Options in general present a valuation dilemma because of their potential to fluctuate, and Musk’s more than most thanks to the volatility and soaring trajectory of
“Do you base the fees on the outcome once the lottery numbers are chosen?” he said. “Or on the fair market value of the ticket when it was bought?”
‘Exceptional Case’
McCormick said in her 103-page opinion Dec. 2 that the day of the ruling generally represents the better approach. Using “grant date fair value” to set fees, she said, would give lawyers no reason to challenge packages that were worth little when given—even if they later ballooned—while pushing them to sue over some that eventually turned out to be worthless.
Still, those concerns “are not dispositive in the exceptional case,” according to McCormick. “This is that case.” A denominator of $2.3 billion “provided ample incentive,” she said.
“It has a little bit of a flavor of, ‘Finger in the wind, here’s a convenient number that gets me to a place that’s kind of consistent with other cases,’” Talley said.
Although the judge eschewed a one-size-fits-all methodology, her reasoning may set the tone in similar disputes as the compensation structure grows in popularity, according to Badawi. “All these executives agree to these moonshots because they think they’re Elon Musk,” he said. “They’re not, and most of these grants result in nothing.”
The Right Incentives
McCormick’s balancing act—blazing a new trail instead of helplessly applying the usual fee factors—showcased the flexibility Delaware courts have to get creative when immodest attorney compensation threatens to “freak out the normies,” according to Talley.
“She drew heavily on precedents that say, ‘Look, there are these guiding factors, but there’s always a policy overlay,’” he said. “Would it shock the conscience for lawyers to be paid this richly?”

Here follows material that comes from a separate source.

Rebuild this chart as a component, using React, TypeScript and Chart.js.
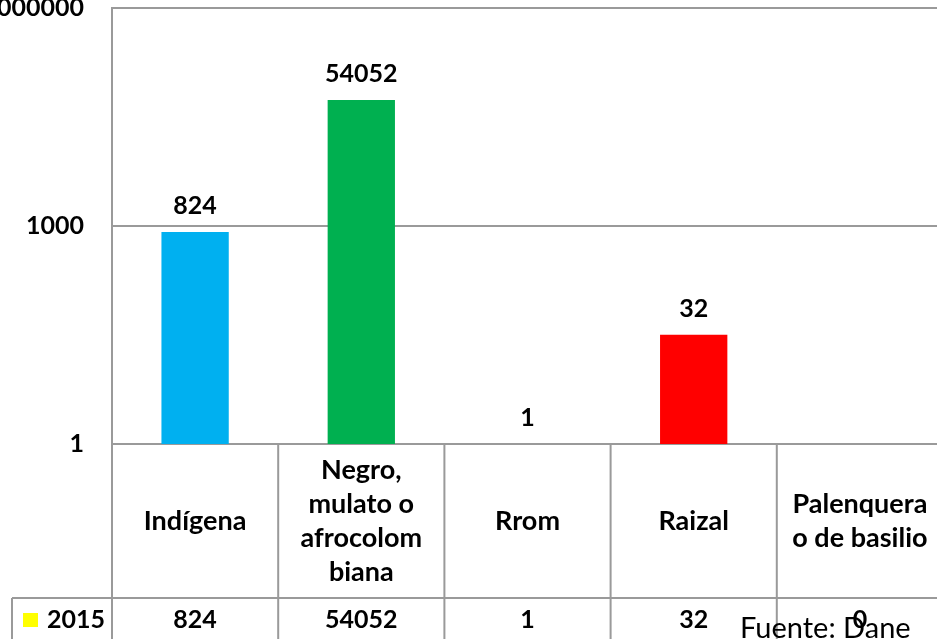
import React, { useEffect, useRef } from "react";
import { Chart, registerables } from "chart.js";

Chart.register(...registerables);

const categories = ["Indígena", "Negro, mulato o afrocolombiana", "Rrom", "Raizal", "Palenquera o de basilio"];
const categoryLines = [["Indígena"], ["Negro,", "mulato o", "afrocolom", "biana"], ["Rrom"], ["Raizal"], ["Palenquera", "o de basilio"]];
const seriesName = "2015";
const values2015 = [824, 54052, 1, 32, 0];
const barColors = ["#00B0F0", "#00B050", "#FFC000", "#FF0000", "#7030A0"];
const yTicks = [1, 1000, 1000000];
const sourceText = "Fuente: Dane";

const OX = 40; // canvas x = page x + OX
const OY = 10; // canvas y = page y + OY
const CW = 1000;
const CH = 700;
const GRID = "#9a9a9a";
const FONT = "Lato";

export default function App() {
  const ref = useRef<HTMLCanvasElement | null>(null);
  useEffect(() => {
    const canvas = ref.current;
    if (!canvas) return;

    const tablePlugin = {
      id: "tablePlugin",
      afterDatasetsDraw(chart: any) {
        const ctx = chart.ctx as CanvasRenderingContext2D;
        const meta = chart.getDatasetMeta(0);
        ctx.save();
        ctx.fillStyle = "#000";
        ctx.textAlign = "center";
        ctx.textBaseline = "middle";
        ctx.font = `bold 25px ${FONT}`;
        meta.data.forEach((bar: any, i: number) => {
          const v = chart.data.datasets[0].data[i];
          if (v == null) return;
          ctx.fillText(String(values2015[i]), bar.x, bar.y - 26);
        });
        ctx.restore();
      },
      afterDraw(chart: any) {
        const ctx = chart.ctx as CanvasRenderingContext2D;
        const area = chart.chartArea;
        const xs = chart.scales.x;
        const n = categories.length;
        const w = (area.right - area.left) / n;
        const rowY = 598 + OY;
        const bottom = CH;
        ctx.save();
        ctx.strokeStyle = GRID;
        ctx.lineWidth = 2;
        ctx.beginPath();
        for (let i = 0; i <= n; i++) {
          const x = area.left + i * w;
          ctx.moveTo(x, area.bottom);
          ctx.lineTo(x, bottom);
        }
        ctx.moveTo(12 + OX, rowY);
        ctx.lineTo(CW, rowY);
        ctx.moveTo(12 + OX, rowY);
        ctx.lineTo(12 + OX, bottom);
        ctx.stroke();

        ctx.fillStyle = "#000";
        ctx.textAlign = "center";
        ctx.textBaseline = "middle";
        ctx.font = `bold 27px ${FONT}`;
        const cy = (area.bottom + rowY) / 2;
        const lh = 34;
        categoryLines.forEach((lines, i) => {
          const x = xs.getPixelForValue(i);
          const start = cy - ((lines.length - 1) * lh) / 2;
          lines.forEach((t, j) => ctx.fillText(t, x, start + j * lh));
        });
        ctx.font = `bold 25px ${FONT}`;
        const dy = 620 + OY;
        values2015.forEach((v, i) => {
          ctx.fillText(String(v), xs.getPixelForValue(i), dy);
        });
        ctx.fillStyle = "#FFFF00";
        ctx.fillRect(23 + OX, 613 + OY, 15, 14);
        ctx.fillStyle = "#000";
        ctx.textAlign = "left";
        ctx.fillText(seriesName, 47 + OX, dy);
        ctx.font = `29px ${FONT}`;
        ctx.textBaseline = "alphabetic";
        ctx.fillText(sourceText, 740 + OX, 638 + OY);
        ctx.restore();
      },
    };

    const chart = new Chart(canvas, {
      type: "bar",
      data: {
        labels: categories,
        datasets: [
          {
            label: seriesName,
            data: values2015.map((v) => (v > 0 ? v : null)),
            backgroundColor: barColors,
            categoryPercentage: 1,
            barPercentage: 0.405,
          },
        ],
      },
      options: {
        animation: false,
        responsive: false,
        maintainAspectRatio: false,
        layout: { padding: { left: 0, top: 8 + OY, right: CW - (943 + OX), bottom: CH - (444 + OY) } },
        plugins: { legend: { display: false }, tooltip: { enabled: false } },
        scales: {
          x: { display: false, offset: true },
          y: {
            type: "logarithmic",
            min: 1,
            max: 1000000,
            afterBuildTicks: (scale: any) => {
              scale.ticks = yTicks.map((v) => ({ value: v }));
            },
            afterFit: (scale: any) => {
              scale.width = 112 + OX;
              scale.paddingTop = 0;
              scale.paddingBottom = 0;
            },
            grid: { color: GRID, lineWidth: 2, drawTicks: false },
            border: { color: GRID, width: 2 },
            ticks: {
              padding: 28,
              color: "#000",
              font: { family: FONT, weight: "bold", size: 25 },
              callback: (v: any) => String(v),
            },
          },
        },
      },
      plugins: [tablePlugin],
    } as any);
    return () => chart.destroy();
  }, []);

  return (
    <div style={{ position: "fixed", left: 0, top: 0, width: 937, height: 639, overflow: "hidden", background: "#fff" }}>
      <canvas
        ref={ref}
        width={CW}
        height={CH}
        style={{ position: "absolute", left: -OX, top: -OY, width: CW, height: CH }}
      />
    </div>
  );
}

Unlike federal courts, which apply a percentage-of-the-damages formula—subject to adjustments in “megafund” cases—Delaware’s judges look to a looser range of criteria calibrated to reward productive work in risky cases that go all the way to trial.
The Musk litigation—involving several untested theories—went well past trial, ending with half a year of additional proceedings over his bid to restore the compensation by shareholder vote.
“These judges are repeat players who can take a much more engaged view,” Fisch said. “They have a pretty strong basis for distinguishing good cases from bad cases, and they see how their docket responds to the incentive effect.”
McCormick kept those principles in mind, compensating without overcompensating for the breathtaking magnitude of the recovery, according to Badawi.
Her cobbled-together methodology “may not be intellectually satisfying, in terms of creating an overarching framework,” he said. “But each case is unique, and this case was especially unique.”